• Task objective: Among the records that follow, set down only the lines from the one containing "Convert this chart to matplotlib code." to the one containing "h3_h = [161, 160, 155, 147, 136, 124, 109, 93, 69]", both included, exactly.
>> Begin Data supplied
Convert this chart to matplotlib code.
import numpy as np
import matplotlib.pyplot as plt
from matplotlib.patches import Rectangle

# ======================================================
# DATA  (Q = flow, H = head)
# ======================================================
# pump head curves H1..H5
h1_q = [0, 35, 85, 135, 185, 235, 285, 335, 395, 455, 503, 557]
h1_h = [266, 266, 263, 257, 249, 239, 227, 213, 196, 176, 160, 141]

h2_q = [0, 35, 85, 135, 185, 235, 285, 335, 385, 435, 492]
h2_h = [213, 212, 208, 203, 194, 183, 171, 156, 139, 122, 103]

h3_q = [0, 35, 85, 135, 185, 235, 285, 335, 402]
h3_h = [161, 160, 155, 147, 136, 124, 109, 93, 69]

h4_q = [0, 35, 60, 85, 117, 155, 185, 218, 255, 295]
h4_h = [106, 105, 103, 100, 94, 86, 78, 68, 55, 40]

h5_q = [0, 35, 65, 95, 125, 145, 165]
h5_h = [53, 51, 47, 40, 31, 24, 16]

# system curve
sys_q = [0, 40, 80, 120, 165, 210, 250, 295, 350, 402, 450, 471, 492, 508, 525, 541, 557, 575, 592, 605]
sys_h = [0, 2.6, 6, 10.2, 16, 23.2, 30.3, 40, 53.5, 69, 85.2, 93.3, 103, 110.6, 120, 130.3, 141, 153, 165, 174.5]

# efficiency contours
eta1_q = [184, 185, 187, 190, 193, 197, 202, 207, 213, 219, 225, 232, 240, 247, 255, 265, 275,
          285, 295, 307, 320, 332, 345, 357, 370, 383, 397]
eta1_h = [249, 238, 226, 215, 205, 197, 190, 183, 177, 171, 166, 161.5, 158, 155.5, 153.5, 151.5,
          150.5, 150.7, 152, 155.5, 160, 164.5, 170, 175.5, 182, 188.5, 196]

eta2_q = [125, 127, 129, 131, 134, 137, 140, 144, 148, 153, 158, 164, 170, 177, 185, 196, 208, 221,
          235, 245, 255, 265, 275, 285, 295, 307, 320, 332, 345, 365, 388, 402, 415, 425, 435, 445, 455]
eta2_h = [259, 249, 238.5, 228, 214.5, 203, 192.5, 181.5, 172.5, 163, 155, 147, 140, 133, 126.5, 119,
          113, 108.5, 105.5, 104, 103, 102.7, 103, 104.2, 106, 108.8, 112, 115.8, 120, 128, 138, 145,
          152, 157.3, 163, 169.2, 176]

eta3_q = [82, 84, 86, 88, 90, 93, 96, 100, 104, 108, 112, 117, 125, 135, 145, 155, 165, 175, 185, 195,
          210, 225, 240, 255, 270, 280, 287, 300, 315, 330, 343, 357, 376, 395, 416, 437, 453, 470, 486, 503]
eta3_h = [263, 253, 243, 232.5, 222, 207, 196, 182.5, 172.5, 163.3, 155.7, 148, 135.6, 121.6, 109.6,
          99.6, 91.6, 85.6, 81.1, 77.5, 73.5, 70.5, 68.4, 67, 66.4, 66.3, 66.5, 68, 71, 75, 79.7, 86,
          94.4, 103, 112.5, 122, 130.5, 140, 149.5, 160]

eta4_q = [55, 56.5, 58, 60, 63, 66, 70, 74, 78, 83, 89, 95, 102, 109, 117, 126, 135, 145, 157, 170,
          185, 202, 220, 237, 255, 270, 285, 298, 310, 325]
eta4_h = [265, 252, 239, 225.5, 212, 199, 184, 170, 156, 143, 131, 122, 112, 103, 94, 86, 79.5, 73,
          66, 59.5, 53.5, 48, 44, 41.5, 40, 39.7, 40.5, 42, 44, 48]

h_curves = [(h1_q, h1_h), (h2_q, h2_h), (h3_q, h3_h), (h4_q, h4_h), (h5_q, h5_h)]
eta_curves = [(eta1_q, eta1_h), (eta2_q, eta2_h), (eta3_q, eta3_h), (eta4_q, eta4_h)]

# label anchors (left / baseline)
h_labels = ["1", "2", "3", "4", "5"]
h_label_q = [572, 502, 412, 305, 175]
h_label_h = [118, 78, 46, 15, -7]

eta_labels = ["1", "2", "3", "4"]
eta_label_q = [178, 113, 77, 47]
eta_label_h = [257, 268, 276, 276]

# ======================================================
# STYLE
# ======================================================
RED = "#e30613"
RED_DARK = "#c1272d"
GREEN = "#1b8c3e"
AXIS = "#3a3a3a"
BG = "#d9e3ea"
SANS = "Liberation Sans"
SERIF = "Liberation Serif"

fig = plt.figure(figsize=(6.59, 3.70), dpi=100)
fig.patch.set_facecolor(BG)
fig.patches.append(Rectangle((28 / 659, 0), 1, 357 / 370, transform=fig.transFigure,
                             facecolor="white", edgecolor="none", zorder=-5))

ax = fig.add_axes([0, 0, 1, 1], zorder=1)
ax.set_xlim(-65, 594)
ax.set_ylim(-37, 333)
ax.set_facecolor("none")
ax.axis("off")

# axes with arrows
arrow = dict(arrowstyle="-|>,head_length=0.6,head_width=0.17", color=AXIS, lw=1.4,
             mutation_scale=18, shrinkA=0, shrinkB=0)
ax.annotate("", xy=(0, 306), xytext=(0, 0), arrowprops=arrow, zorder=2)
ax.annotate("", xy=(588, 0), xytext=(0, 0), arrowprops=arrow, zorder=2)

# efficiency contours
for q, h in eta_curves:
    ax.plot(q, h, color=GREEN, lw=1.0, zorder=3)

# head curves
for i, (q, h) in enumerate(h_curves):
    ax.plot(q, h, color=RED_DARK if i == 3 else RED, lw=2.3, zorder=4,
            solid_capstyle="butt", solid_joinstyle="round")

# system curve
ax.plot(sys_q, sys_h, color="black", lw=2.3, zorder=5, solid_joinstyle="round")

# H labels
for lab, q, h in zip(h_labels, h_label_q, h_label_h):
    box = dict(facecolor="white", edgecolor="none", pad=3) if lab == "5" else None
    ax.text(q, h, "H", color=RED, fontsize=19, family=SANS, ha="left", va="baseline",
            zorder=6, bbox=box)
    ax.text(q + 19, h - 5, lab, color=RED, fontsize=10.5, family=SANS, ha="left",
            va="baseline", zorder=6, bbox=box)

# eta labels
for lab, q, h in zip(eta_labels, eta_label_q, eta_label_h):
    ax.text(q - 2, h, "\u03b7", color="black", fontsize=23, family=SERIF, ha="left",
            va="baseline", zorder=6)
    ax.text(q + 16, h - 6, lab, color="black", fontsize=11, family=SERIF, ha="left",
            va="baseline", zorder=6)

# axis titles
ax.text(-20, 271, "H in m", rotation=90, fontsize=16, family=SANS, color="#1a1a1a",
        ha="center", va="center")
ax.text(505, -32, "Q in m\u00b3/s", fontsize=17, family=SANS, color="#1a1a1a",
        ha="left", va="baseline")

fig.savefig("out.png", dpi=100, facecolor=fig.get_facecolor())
>> End Data supplied
>> Begin Data supplied
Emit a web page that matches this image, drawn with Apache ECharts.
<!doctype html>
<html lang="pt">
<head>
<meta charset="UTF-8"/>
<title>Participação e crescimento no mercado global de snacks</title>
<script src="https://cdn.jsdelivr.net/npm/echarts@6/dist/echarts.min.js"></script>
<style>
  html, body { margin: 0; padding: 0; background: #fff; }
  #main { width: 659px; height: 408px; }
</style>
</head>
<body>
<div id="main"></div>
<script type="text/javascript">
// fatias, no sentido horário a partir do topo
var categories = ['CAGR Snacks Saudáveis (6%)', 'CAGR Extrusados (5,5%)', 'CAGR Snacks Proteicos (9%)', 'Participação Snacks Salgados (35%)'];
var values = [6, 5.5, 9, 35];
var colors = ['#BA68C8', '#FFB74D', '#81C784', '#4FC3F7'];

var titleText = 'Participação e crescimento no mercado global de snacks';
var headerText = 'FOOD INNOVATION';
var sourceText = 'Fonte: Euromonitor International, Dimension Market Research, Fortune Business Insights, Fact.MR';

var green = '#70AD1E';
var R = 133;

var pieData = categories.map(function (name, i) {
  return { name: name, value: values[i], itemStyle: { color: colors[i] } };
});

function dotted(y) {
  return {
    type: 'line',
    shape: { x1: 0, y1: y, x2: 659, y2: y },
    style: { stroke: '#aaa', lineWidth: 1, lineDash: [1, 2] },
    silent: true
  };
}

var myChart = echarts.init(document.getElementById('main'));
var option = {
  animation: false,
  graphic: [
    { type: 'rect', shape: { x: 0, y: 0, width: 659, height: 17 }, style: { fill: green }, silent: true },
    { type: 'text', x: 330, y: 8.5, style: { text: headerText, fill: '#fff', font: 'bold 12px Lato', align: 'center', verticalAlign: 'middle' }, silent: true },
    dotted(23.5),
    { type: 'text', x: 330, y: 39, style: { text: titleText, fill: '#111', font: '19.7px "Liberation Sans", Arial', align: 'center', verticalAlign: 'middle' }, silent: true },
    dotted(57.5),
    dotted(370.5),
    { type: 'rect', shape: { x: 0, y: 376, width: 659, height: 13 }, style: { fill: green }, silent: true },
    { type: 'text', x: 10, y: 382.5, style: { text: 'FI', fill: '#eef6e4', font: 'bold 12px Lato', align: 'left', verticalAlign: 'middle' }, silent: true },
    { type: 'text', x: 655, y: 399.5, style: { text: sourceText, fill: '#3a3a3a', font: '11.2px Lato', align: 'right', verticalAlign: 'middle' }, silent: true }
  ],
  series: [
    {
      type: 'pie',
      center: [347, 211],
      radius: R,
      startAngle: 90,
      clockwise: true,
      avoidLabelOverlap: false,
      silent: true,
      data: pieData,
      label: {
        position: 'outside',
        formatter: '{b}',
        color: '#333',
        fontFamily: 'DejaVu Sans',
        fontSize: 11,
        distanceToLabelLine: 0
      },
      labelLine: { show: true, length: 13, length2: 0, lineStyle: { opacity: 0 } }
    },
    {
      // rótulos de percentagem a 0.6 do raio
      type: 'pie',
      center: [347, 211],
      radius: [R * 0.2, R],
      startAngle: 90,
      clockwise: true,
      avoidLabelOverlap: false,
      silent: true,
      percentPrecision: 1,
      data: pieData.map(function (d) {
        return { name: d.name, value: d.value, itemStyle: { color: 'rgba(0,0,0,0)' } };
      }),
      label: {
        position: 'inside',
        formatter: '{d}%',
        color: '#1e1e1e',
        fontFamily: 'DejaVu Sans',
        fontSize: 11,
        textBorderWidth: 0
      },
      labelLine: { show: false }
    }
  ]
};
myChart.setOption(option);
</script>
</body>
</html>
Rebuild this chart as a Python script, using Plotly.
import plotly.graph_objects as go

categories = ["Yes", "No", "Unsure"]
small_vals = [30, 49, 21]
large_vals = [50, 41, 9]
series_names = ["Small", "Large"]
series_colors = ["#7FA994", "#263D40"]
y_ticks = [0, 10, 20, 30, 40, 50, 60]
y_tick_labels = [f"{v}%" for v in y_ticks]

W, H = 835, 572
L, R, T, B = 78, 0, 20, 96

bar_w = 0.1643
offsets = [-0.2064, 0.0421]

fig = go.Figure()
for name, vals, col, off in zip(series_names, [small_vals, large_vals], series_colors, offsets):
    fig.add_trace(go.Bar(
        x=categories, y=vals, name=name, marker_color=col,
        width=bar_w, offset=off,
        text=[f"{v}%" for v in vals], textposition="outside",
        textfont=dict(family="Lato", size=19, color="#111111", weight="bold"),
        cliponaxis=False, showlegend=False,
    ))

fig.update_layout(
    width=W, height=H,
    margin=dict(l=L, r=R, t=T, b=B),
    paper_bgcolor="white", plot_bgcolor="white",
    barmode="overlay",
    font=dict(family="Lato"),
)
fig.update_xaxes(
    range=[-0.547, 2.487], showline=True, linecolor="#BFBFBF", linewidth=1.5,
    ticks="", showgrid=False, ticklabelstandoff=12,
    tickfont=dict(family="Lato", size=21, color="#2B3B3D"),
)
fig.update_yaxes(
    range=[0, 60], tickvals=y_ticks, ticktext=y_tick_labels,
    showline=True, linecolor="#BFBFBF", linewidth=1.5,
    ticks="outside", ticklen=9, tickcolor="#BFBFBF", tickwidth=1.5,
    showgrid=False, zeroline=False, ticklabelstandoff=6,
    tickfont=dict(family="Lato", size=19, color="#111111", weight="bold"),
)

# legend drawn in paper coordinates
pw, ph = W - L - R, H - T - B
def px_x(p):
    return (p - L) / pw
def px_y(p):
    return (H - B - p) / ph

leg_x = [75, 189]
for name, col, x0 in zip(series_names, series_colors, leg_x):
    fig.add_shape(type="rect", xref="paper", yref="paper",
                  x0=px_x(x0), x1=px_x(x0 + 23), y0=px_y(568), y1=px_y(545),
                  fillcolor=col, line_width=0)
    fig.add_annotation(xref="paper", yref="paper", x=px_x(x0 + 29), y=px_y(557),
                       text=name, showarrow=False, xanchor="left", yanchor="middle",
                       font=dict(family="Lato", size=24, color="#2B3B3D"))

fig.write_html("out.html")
>> End Data supplied
• Exercise response:
Convert this chart to matplotlib code.
import numpy as np
import matplotlib.pyplot as plt
from matplotlib.patches import Rectangle

# ======================================================
# DATA  (Q = flow, H = head)
# ======================================================
# pump head curves H1..H5
h1_q = [0, 35, 85, 135, 185, 235, 285, 335, 395, 455, 503, 557]
h1_h = [266, 266, 263, 257, 249, 239, 227, 213, 196, 176, 160, 141]

h2_q = [0, 35, 85, 135, 185, 235, 285, 335, 385, 435, 492]
h2_h = [213, 212, 208, 203, 194, 183, 171, 156, 139, 122, 103]

h3_q = [0, 35, 85, 135, 185, 235, 285, 335, 402]
h3_h = [161, 160, 155, 147, 136, 124, 109, 93, 69]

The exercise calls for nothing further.